Our Orion XT10 is a very popular scope. I expected that some people would want to see one, and I wasn't disappointed. Half a dozen or so people stopped by who mentioned that they were considering buying an Orion XT Dobsonian, and all of them seemed happy with what they saw. I spoke at length with a dozen or more people who were looking for general advice about buying a scope, and invited 20 or more people and families to attend a club meeting. Others were doing the same, so I suspect we might end up with a fair crowd at the next meeting.

I also spent some time wandering around talking to other club members and looking at their scopes. There were a lot of mid-size Schmidt/Maksutov Cassegrains, of course, but my favorite telescope was Duke Johnson's home-made Schiefspiegler (Duke quickly points out that he didn't make it. He bought it from the guy who did.) I'd heard of Schiefspieglers, but I never thought I'd actually meet one personally. 

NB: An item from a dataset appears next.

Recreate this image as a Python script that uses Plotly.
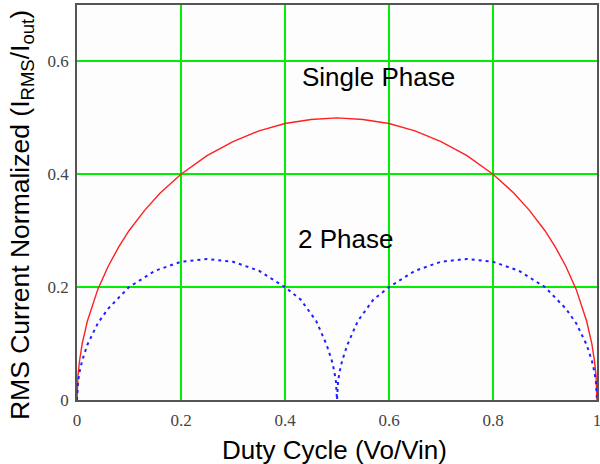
import plotly.graph_objects as go

duty_single = [0, 0.002, 0.005, 0.01, 0.02, 0.04, 0.06, 0.08, 0.1, 0.13, 0.16, 0.2, 0.25, 0.3, 0.35, 0.4, 0.45, 0.5,
               0.55, 0.6, 0.65, 0.7, 0.75, 0.8, 0.84, 0.87, 0.9, 0.92, 0.94, 0.96, 0.98, 0.99, 0.995, 0.998, 1]
rms_single = [0, 0.045, 0.07, 0.1, 0.14, 0.196, 0.237, 0.271, 0.3, 0.336, 0.367, 0.4, 0.433, 0.458, 0.477, 0.49, 0.497, 0.5,
              0.497, 0.49, 0.477, 0.458, 0.433, 0.4, 0.367, 0.336, 0.3, 0.271, 0.237, 0.196, 0.14, 0.1, 0.07, 0.045, 0]

duty_two = [0, 0.002, 0.005, 0.01, 0.02, 0.04, 0.06, 0.08, 0.1, 0.15, 0.2, 0.25, 0.3, 0.35, 0.4, 0.43, 0.46, 0.48, 0.49, 0.495, 0.498, 0.5,
            0.502, 0.505, 0.51, 0.52, 0.54, 0.57, 0.6, 0.65, 0.7, 0.75, 0.8, 0.85, 0.9, 0.92, 0.94, 0.96, 0.98, 0.99, 0.995, 0.998, 1]
rms_two = [0, 0.032, 0.05, 0.07, 0.098, 0.136, 0.162, 0.181, 0.2, 0.229, 0.245, 0.25, 0.245, 0.229, 0.2, 0.178, 0.14, 0.098, 0.07, 0.05, 0.032, 0,
           0.032, 0.05, 0.07, 0.098, 0.14, 0.178, 0.2, 0.229, 0.245, 0.25, 0.245, 0.229, 0.2, 0.181, 0.162, 0.136, 0.098, 0.07, 0.05, 0.032, 0]

x_ticks = [0, 0.2, 0.4, 0.6, 0.8, 1]
x_tick_labels = ["0", "0.2", "0.4", "0.6", "0.8", "1"]
y_ticks = [0, 0.2, 0.4, 0.6]
y_tick_labels = ["0", "0.2", "0.4", "0.6"]

sans = "Liberation Sans, Arial"

fig = go.Figure()
fig.add_trace(go.Scatter(x=duty_single, y=rms_single, mode="lines",
                         line=dict(color="#ff2020", width=1.4), name="Single Phase"))
fig.add_trace(go.Scatter(x=duty_two, y=rms_two, mode="lines",
                         line=dict(color="#2020ff", width=2, dash="3px,4px"), name="2 Phase"))

fig.add_annotation(x=0.579, y=0.572, text="Single Phase", showarrow=False,
                   font=dict(family=sans, size=26, color="black"))
fig.add_annotation(x=0.517, y=0.285, text="2 Phase", showarrow=False,
                   font=dict(family=sans, size=26, color="black"))

# axis titles
fig.add_annotation(xref="paper", yref="paper", x=0.496, y=-0.126, xanchor="center", yanchor="middle",
                   text="Duty Cycle (Vo/Vin)",
                   showarrow=False, font=dict(family=sans, size=26, color="black"))
fig.add_annotation(xref="paper", yref="paper", x=-0.106, y=0.468, xanchor="center", yanchor="middle",
                   textangle=-90,
                   text="RMS Current Normalized (I<sub>RMS</sub>/I<sub>out</sub>)",
                   showarrow=False, font=dict(family=sans, size=26.5, color="black"))

axis_common = dict(showgrid=True, gridcolor="#00ee00", gridwidth=1.5, zeroline=False,
                   showline=True, linecolor="#555555", linewidth=1.5, mirror=True, ticks="",
                   automargin=False, ticklabeloverflow="allow",
                   tickfont=dict(family="Liberation Serif, Times New Roman", size=17, color="#444444"))

fig.update_xaxes(range=[0, 1], tickvals=x_ticks, ticktext=x_tick_labels, ticklabelstandoff=4, **axis_common)
fig.update_yaxes(range=[0, 0.7], tickvals=y_ticks, ticktext=y_tick_labels, ticklabelstandoff=3, **axis_common)

fig.update_layout(width=600, height=464, margin=dict(l=77, r=3, t=5, b=64),
                  paper_bgcolor="white", plot_bgcolor="#fdfdfd", showlegend=False)

fig.write_html("out.html", config={"displayModeBar": False},
               post_script="document.body.style.margin='0';document.body.style.overflow='hidden';")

A Schiefspiegler is an off-axis Cassegrainian telescope, which means it doesn't have the central obstruction common to most reflectors. That means a Schiefspiegler has image quality similar to an apochromatic refractor, with no diffraction spikes to degrade image resolution and contrast. Schiefspieglers are excellent instruments for planetary observation, splitting double stars, and just about any other task that would ordinarily be thought of as the province of expensive apo refractors.

There are actually several kinds of Schiefspiegler, but I don't know enough to tell which kind Duke has. A basic Schiefspiegler has two mirrors, with the secondary about half the size of the primary, but there are variants with three and even four mirrors. Many people have trouble with the name (it's pronounced sheef-speegler), so they're usually called "Shiefs" or "sheep sprinklers". That's a particularly appropriate moniker, given the typically very odd appearance of these scopes. Duke's is contained in a wooden box with many strange angles. I can't believe I took my digital camera along and forgot to take any pictures. Oh, well.

I'd better get to work on the laundry. I also want to get Chapter 12, DVD Drives, finished and off to my editor today. I actually finished Chapter 13, Hard Disk Interfaces, yesterday, so I'll probably have both of those up on the subscriber page tomorrow.